I’ll recap for myself: Woman talks about an experience she had in an elevator where a guy asks her to his room at 5 am, she says it was creepy behavior.
I’d assume at this point any sane individual would realize that she’s initialed to hold that opinion no matter what their “political” strips are. She didn’t name him, she didn’t call him a creep.. nothing. About a benign a comment as I could imagine. I’ve never been a blogger but it seems to me both male and female bloggers comment on their experiences and emotions around them.
Besides all the other craziness on page three or so of this thread one of our mra’s questioned why she’d be in a elevator at 5 in the morning. Saying she was at a bar flirting like a five dollar whore.
Crazy… just downright crazy. Talk about much ado about nothing.

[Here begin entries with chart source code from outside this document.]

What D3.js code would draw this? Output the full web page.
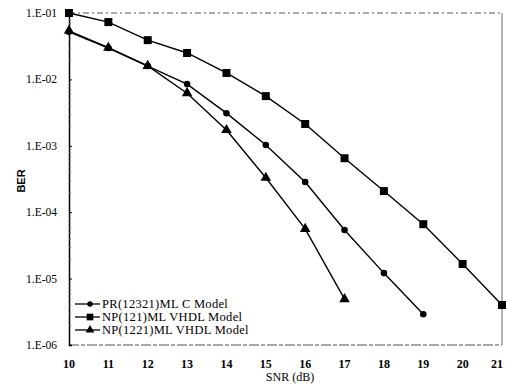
<!DOCTYPE html>
<html><head><meta charset="utf-8">
<script src="https://cdn.jsdelivr.net/npm/d3@7"></script>
<style>body{margin:0;background:#fff}svg{display:block}</style>
</head><body><svg id="c" width="506" height="385"></svg>
<script>
const snr = [10,11,12,13,14,15,16,17,18,19,20,21];
const prC   = [5.2e-2,2.97e-2,1.59e-2,8.5e-3,3.1e-3,1.03e-3,2.85e-4,5.4e-5,1.21e-5,2.9e-6];
const np121 = [1e-1,7.3e-2,3.9e-2,2.5e-2,1.25e-2,5.6e-3,2.13e-3,6.5e-4,2.08e-4,6.6e-5,1.66e-5,4.0e-6];
const np1221= [5.4e-2,3.0e-2,1.6e-2,6.2e-3,1.73e-3,3.3e-4,5.6e-5,4.9e-6];
const seriesNames = ["PR(12321)ML C Model","NP(121)ML VHDL Model","NP(1221)ML VHDL Model"];
const markers = ["circle","square","triangle"];
const yTickVals = [1e-1,1e-2,1e-3,1e-4,1e-5,1e-6];
const yTickLabels = ["1.E-01","1.E-02","1.E-03","1.E-04","1.E-05","1.E-06"];

const svg = d3.select("#c");
const L=69,R=502,T=13,B=345;
const x = d3.scaleLinear().domain([10,21]).range([L,R]);
const y = d3.scaleLog().domain([1e-6,1e-1]).range([B,T]);
const font = "'Liberation Serif','Times New Roman',serif";

// frame
svg.append("line").attr("x1",L).attr("x2",R).attr("y1",T).attr("y2",T)
  .attr("stroke","#555").attr("stroke-width",1).attr("stroke-dasharray","6,3,2,3");
svg.append("line").attr("x1",L).attr("x2",R).attr("y1",B).attr("y2",B)
  .attr("stroke","#555").attr("stroke-width",1.2).attr("stroke-dasharray","10,2,4,2");
svg.append("line").attr("x1",R).attr("x2",R).attr("y1",T).attr("y2",B)
  .attr("stroke","#666").attr("stroke-width",1);

// y axis
const minor=[];
for(let e=-6;e<-1;e++) for(let m=2;m<=9;m++) minor.push(m*Math.pow(10,e));
const yAxis = d3.axisRight(y).tickValues(yTickVals).tickSize(3).tickFormat("");
const ga = svg.append("g").attr("transform",`translate(${L},0)`).call(yAxis);
ga.select(".domain").attr("stroke","#000").attr("stroke-width",1.5);
const gm = svg.append("g").attr("transform",`translate(${L},0)`)
  .call(d3.axisRight(y).tickValues(minor).tickSize(2).tickFormat(""));
gm.select(".domain").remove();
gm.selectAll("line").attr("stroke","#666");
svg.append("g").selectAll("text").data(yTickVals).join("text")
  .attr("x",57).attr("y",d=>y(d)).attr("dy","0.35em").attr("text-anchor","end")
  .attr("font-family",font).attr("font-size",11.5).attr("fill","#000")
  .text((d,i)=>yTickLabels[i]);

// x labels
svg.append("g").selectAll("text").data(snr).join("text")
  .attr("x",d=>Math.min(x(d),497)).attr("y",368).attr("text-anchor","middle")
  .attr("font-family",font).attr("font-size",12).attr("font-weight","bold").attr("fill","#000")
  .text(d=>d);
svg.append("text").attr("x",290).attr("y",381).attr("text-anchor","middle")
  .attr("font-family",font).attr("font-size",12).text("SNR (dB)");
svg.append("text").attr("transform","translate(25,181) rotate(-90)").attr("text-anchor","middle")
  .attr("font-family","'Liberation Sans',Arial,sans-serif").attr("font-weight","bold").attr("font-size",11).text("BER");

const data = [prC,np121,np1221].map(arr=>arr.map((v,i)=>({x:snr[i],y:v})));
const line = d3.line().x(d=>x(d.x)).y(d=>y(d.y));
const sym = {circle:d3.symbolCircle,square:d3.symbolSquare,triangle:d3.symbolTriangle};
const size = {circle:34,square:64,triangle:48};
data.forEach((s,k)=>{
  svg.append("path").datum(s).attr("d",line).attr("fill","none").attr("stroke","#000").attr("stroke-width",1.4);
  svg.append("g").selectAll("path").data(s).join("path")
    .attr("transform",d=>`translate(${x(d.x)},${y(d.y)})`)
    .attr("d",d3.symbol().type(sym[markers[k]]).size(size[markers[k]])).attr("fill","#000");
});

// legend
const ly=[304,317,330];
seriesNames.forEach((n,k)=>{
  svg.append("line").attr("x1",75).attr("x2",100).attr("y1",ly[k]).attr("y2",ly[k]).attr("stroke","#000").attr("stroke-width",1.3);
  svg.append("path").attr("transform",`translate(90,${ly[k]})`)
    .attr("d",d3.symbol().type(sym[markers[k]]).size(size[markers[k]]*0.7)).attr("fill","#000");
  svg.append("text").attr("x",102).attr("y",ly[k]).attr("dy","0.35em")
    .attr("font-family",font).attr("font-size",12.5).attr("letter-spacing",0.3).text(n);
});
</script></body></html>
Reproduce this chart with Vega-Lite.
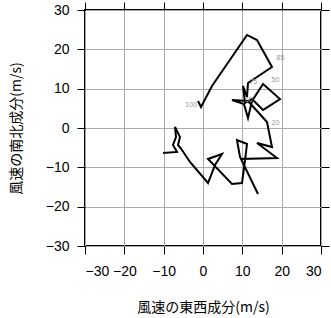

As a side note MRAL: You seem to be a bit healthier, congratulations and here’s hoping for more improvement. Perhaps slave could take a page from your book, once you’re in a better place you may be someone who can do a lot to help others that are going through what you are.
I hate snocones too! I hate chewing on ice, and snocones are just ice soaked in a melted popsicle. Yuck.
BTW, I stayed out of this thread because i thought it would turn into a total WTF-fest like the threads at Pharyngula and Pandagon. Turns out I missed all the fun! *pout*
Also NWO noticed me! Just offhand back on page 2, but he noticed me! I’ve arrived!